>>>

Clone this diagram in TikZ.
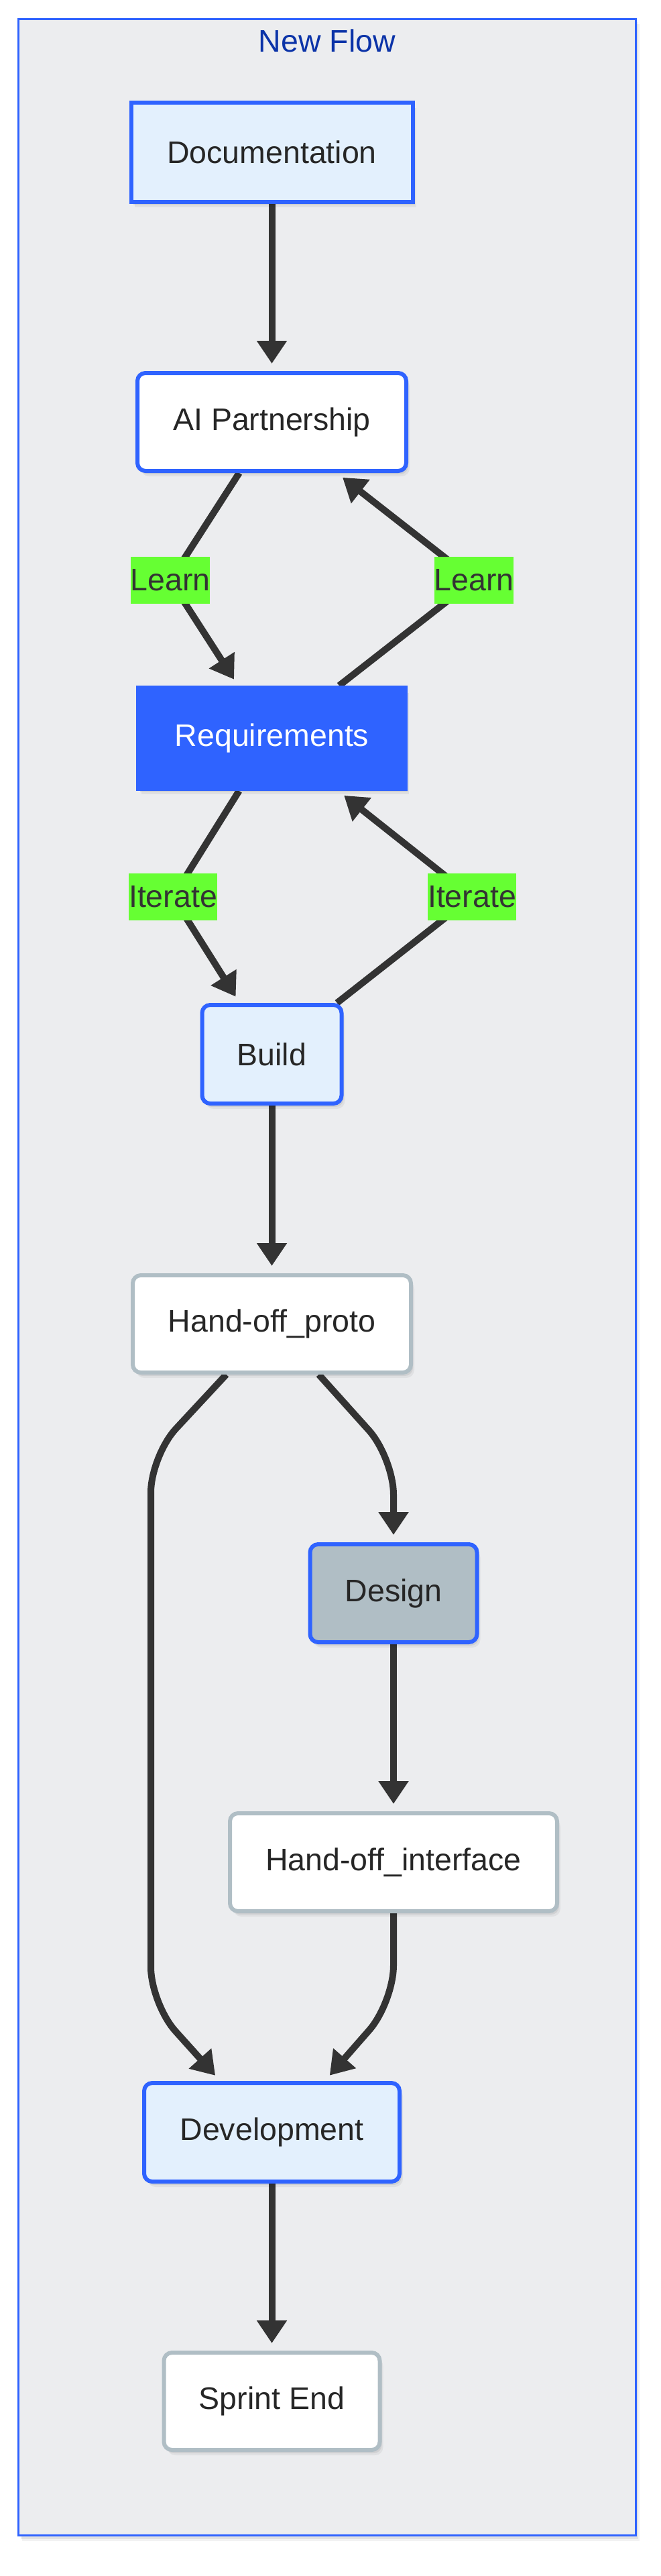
\documentclass[tikz,border=0pt]{standalone}
\usepackage{fontspec}
\setmainfont{Liberation Sans}
\usetikzlibrary{arrows.meta,shadows}
\definecolor{mblue}{HTML}{2F63FF}
\definecolor{lblue}{HTML}{E3F0FD}
\definecolor{sgrey}{HTML}{B0BEC5}
\definecolor{framefill}{HTML}{ECEDEF}
\definecolor{titleblue}{HTML}{0B33A8}
\definecolor{lgreen}{HTML}{66FF33}
\definecolor{edgec}{HTML}{333333}
\definecolor{txt}{HTML}{262626}
\pgfdeclarelayer{bg}
\pgfdeclarelayer{edges}
\pgfsetlayers{bg,edges,main}
\begin{document}
\begin{tikzpicture}[x=1pt,y=-1pt,
  every node/.style={font=\fontsize{46.5}{56}\selectfont, text=txt},
  shad/.style={drop shadow={shadow xshift=5pt, shadow yshift=-8pt, opacity=0.05, fill=black},
               drop shadow={shadow xshift=3pt, shadow yshift=-5pt, opacity=0.07, fill=black}},
  box/.style={draw=mblue, line width=6pt, inner sep=0pt, minimum height=147pt, shad},
  rbox/.style={box, rounded corners=12pt},
  gbox/.style={rbox, draw=sgrey, fill=white},
  lab/.style={fill=lgreen, inner sep=0pt, minimum height=70pt, text=edgec},
  conn/.style={draw=edgec, line width=10pt, -{Triangle[length=34pt,width=43pt]}, shorten >=11pt},
  frame/.style={draw=mblue, line width=3pt, fill=framefill, inner sep=0pt, shad}
]
\useasboundingbox (0,0) rectangle (985,3840);
\begin{pgfonlayer}{bg}
  \node[frame, minimum width=921pt, minimum height=3751pt] (frm) at (488,1904) {};
  \node[text=titleblue] (title) at (488,61) {New Flow};
\end{pgfonlayer}

% nodes
\node[box, fill=lblue, minimum width=420pt, minimum height=148pt] (doc) at (405.5,227) {Documentation};
\node[rbox, fill=white, minimum width=401pt, minimum height=146pt] (ai) at (405.5,629) {AI Partnership};
\node[box, fill=mblue, text=white, minimum width=399pt, minimum height=151pt] (req) at (405.5,1100.5) {Requirements};
\node[rbox, fill=lblue, minimum width=208pt, minimum height=147pt] (build) at (405.5,1571.5) {Build};
\node[gbox, minimum width=415pt, minimum height=145pt] (proto) at (405.5,1973.5) {Hand-off\_proto};
\node[rbox, fill=sgrey, minimum width=249pt, minimum height=146pt] (design) at (587,2375) {Design};
\node[gbox, minimum width=488pt, minimum height=146pt] (hoi) at (587,2776) {Hand-off\_interface};
\node[rbox, fill=lblue, minimum width=381pt, minimum height=147pt] (dev) at (405.5,3178.5) {Development};
\node[gbox, minimum width=322pt, minimum height=145pt] (sprint) at (405.5,3579.5) {Sprint End};

% edge labels
\node[lab] (learnL) at (254,865) {Learn};
\node[lab] (learnR) at (707,865) {Learn};
\node[lab] (itL) at (258,1337) {Iterate};
\node[lab] (itR) at (704,1337) {Iterate};

% bend points
\coordinate (pl1) at (225,2170);
\coordinate (pl2) at (225,2987);
\coordinate (pr1) at (587,2173);
\coordinate (pr2) at (587,2985);

\begin{pgfonlayer}{edges}
  \draw[conn] (doc) -- (ai);
  \draw[conn] (ai) -- (learnL.center) -- (req);
  \draw[conn] (req) -- (learnR.center) -- (ai);
  \draw[conn] (req) -- (itL.center) -- (build);
  \draw[conn] (build) -- (itR.center) -- (req);
  \draw[conn] (build) -- (proto);
  \draw[conn, rounded corners=55pt] ([xshift=-68pt]proto.south) -- (pl1) -- (pl2) -- ([xshift=-77pt]dev.north);
  \draw[conn, rounded corners=55pt] ([xshift=70pt]proto.south) -- (pr1) -- (design);
  \draw[conn] (design) -- (hoi);
  \draw[conn, rounded corners=55pt] (hoi) -- (pr2) -- ([xshift=79pt]dev.north);
  \draw[conn] (dev) -- (sprint);
\end{pgfonlayer}
\end{tikzpicture}
\end{document}
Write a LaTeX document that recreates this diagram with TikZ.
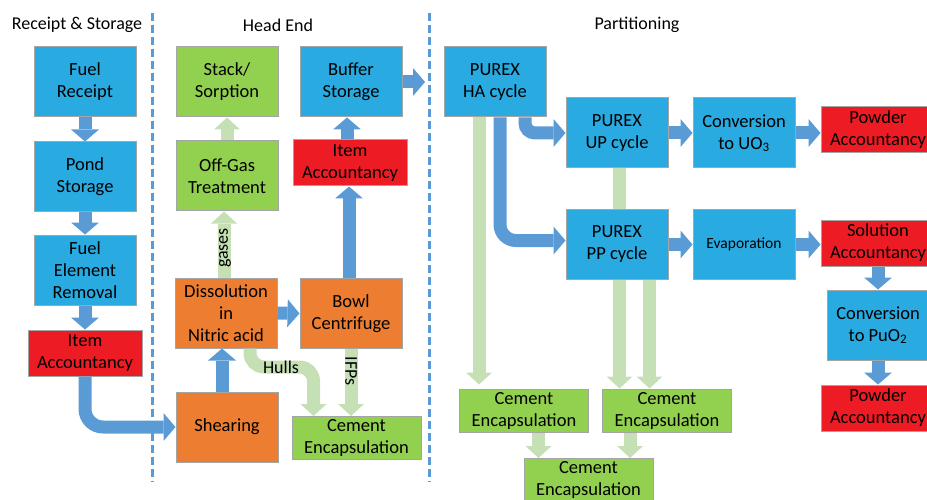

<<<

■ Given exercise
Transcribe all the lines above exactly, apart from the pictures.

■ Result for this task
Clone this diagram in TikZ.
\documentclass[tikz,border=0pt]{standalone}
\usepackage{fontspec}
\setmainfont{Liberation Sans}
\usetikzlibrary{arrows.meta,shadows}
\definecolor{mblue}{HTML}{2F63FF}
\definecolor{lblue}{HTML}{E3F0FD}
\definecolor{sgrey}{HTML}{B0BEC5}
\definecolor{framefill}{HTML}{ECEDEF}
\definecolor{titleblue}{HTML}{0B33A8}
\definecolor{lgreen}{HTML}{66FF33}
\definecolor{edgec}{HTML}{333333}
\definecolor{txt}{HTML}{262626}
\pgfdeclarelayer{bg}
\pgfdeclarelayer{edges}
\pgfsetlayers{bg,edges,main}
\begin{document}
\begin{tikzpicture}[x=1pt,y=-1pt,
  every node/.style={font=\fontsize{46.5}{56}\selectfont, text=txt},
  shad/.style={drop shadow={shadow xshift=5pt, shadow yshift=-8pt, opacity=0.05, fill=black},
               drop shadow={shadow xshift=3pt, shadow yshift=-5pt, opacity=0.07, fill=black}},
  box/.style={draw=mblue, line width=6pt, inner sep=0pt, minimum height=147pt, shad},
  rbox/.style={box, rounded corners=12pt},
  gbox/.style={rbox, draw=sgrey, fill=white},
  lab/.style={fill=lgreen, inner sep=0pt, minimum height=70pt, text=edgec},
  conn/.style={draw=edgec, line width=10pt, -{Triangle[length=34pt,width=43pt]}, shorten >=11pt},
  frame/.style={draw=mblue, line width=3pt, fill=framefill, inner sep=0pt, shad}
]
\useasboundingbox (0,0) rectangle (985,3840);
\begin{pgfonlayer}{bg}
  \node[frame, minimum width=921pt, minimum height=3751pt] (frm) at (488,1904) {};
  \node[text=titleblue] (title) at (488,61) {New Flow};
\end{pgfonlayer}

% nodes
\node[box, fill=lblue, minimum width=420pt, minimum height=148pt] (doc) at (405.5,227) {Documentation};
\node[rbox, fill=white, minimum width=401pt, minimum height=146pt] (ai) at (405.5,629) {AI Partnership};
\node[box, fill=mblue, text=white, minimum width=399pt, minimum height=151pt] (req) at (405.5,1100.5) {Requirements};
\node[rbox, fill=lblue, minimum width=208pt, minimum height=147pt] (build) at (405.5,1571.5) {Build};
\node[gbox, minimum width=415pt, minimum height=145pt] (proto) at (405.5,1973.5) {Hand-off\_proto};
\node[rbox, fill=sgrey, minimum width=249pt, minimum height=146pt] (design) at (587,2375) {Design};
\node[gbox, minimum width=488pt, minimum height=146pt] (hoi) at (587,2776) {Hand-off\_interface};
\node[rbox, fill=lblue, minimum width=381pt, minimum height=147pt] (dev) at (405.5,3178.5) {Development};
\node[gbox, minimum width=322pt, minimum height=145pt] (sprint) at (405.5,3579.5) {Sprint End};

% edge labels
\node[lab] (learnL) at (254,865) {Learn};
\node[lab] (learnR) at (707,865) {Learn};
\node[lab] (itL) at (258,1337) {Iterate};
\node[lab] (itR) at (704,1337) {Iterate};

% bend points
\coordinate (pl1) at (225,2170);
\coordinate (pl2) at (225,2987);
\coordinate (pr1) at (587,2173);
\coordinate (pr2) at (587,2985);

\begin{pgfonlayer}{edges}
  \draw[conn] (doc) -- (ai);
  \draw[conn] (ai) -- (learnL.center) -- (req);
  \draw[conn] (req) -- (learnR.center) -- (ai);
  \draw[conn] (req) -- (itL.center) -- (build);
  \draw[conn] (build) -- (itR.center) -- (req);
  \draw[conn] (build) -- (proto);
  \draw[conn, rounded corners=55pt] ([xshift=-68pt]proto.south) -- (pl1) -- (pl2) -- ([xshift=-77pt]dev.north);
  \draw[conn, rounded corners=55pt] ([xshift=70pt]proto.south) -- (pr1) -- (design);
  \draw[conn] (design) -- (hoi);
  \draw[conn, rounded corners=55pt] (hoi) -- (pr2) -- ([xshift=79pt]dev.north);
  \draw[conn] (dev) -- (sprint);
\end{pgfonlayer}
\end{tikzpicture}
\end{document}
Write a LaTeX document that recreates this diagram with TikZ.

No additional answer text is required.